Apple’s earnings continue to drop
Third-quarter results beat projections
SAN FRANCISCO – Apple’s sales of older, less-expensive iPhones climbed in its latest quarter, highlighting the challenges facing the world’s most valuable technology company as it tries to reverse a recent decline in its earnings and prove that it can still innovate.
The results announced Tuesday topped the projections of analysts who steer the way investors tend to react to financial reports. That helped lift Apple’s stock by $14.61, or more than 3 percent, to $433.60 in extended trading after the numbers came out. The shares still remain down more than 35 percent since the latest model of the iPhone came out 10 months ago.

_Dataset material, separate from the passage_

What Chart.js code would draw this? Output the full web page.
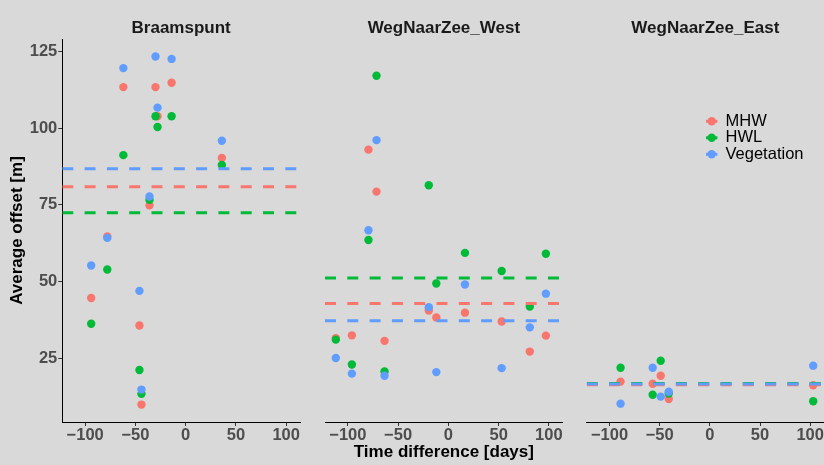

The downturn largely reflects the intensifying competition in the smartphone and tablet computer markets. Apple defined those markets and then dominated them for several years to propel the company into a hyper-growth phase that enthralled Wall Street. But there are now signs that Apple’s once seemingly irrepressible growth is stalling as rivals make inroads largely by undercutting Apple’s prices.
The competitive pressure has prompted Apple to sell older models of its iPhones at prices below the newest model and introduce a smaller, less-expensive version of its iPad.
The impact of that shift can be seen in Apple’s fiscal third quarter, a three-month period ending in June.
It marked the second straight quarter that Apple Inc.’s earnings have fallen from the previous year after a decade of steadily rising profits.
The company earned $6.9 billion, or $7.47 per share, in its fiscal third quarter, a 22 percent drop from $8.8 billion, or $9.32 per share.
Apple hasn’t released a breakthrough product since the iPad came out three years ago, raising concerns the company has lost its touch since the 2011 death of founder Steve Jobs.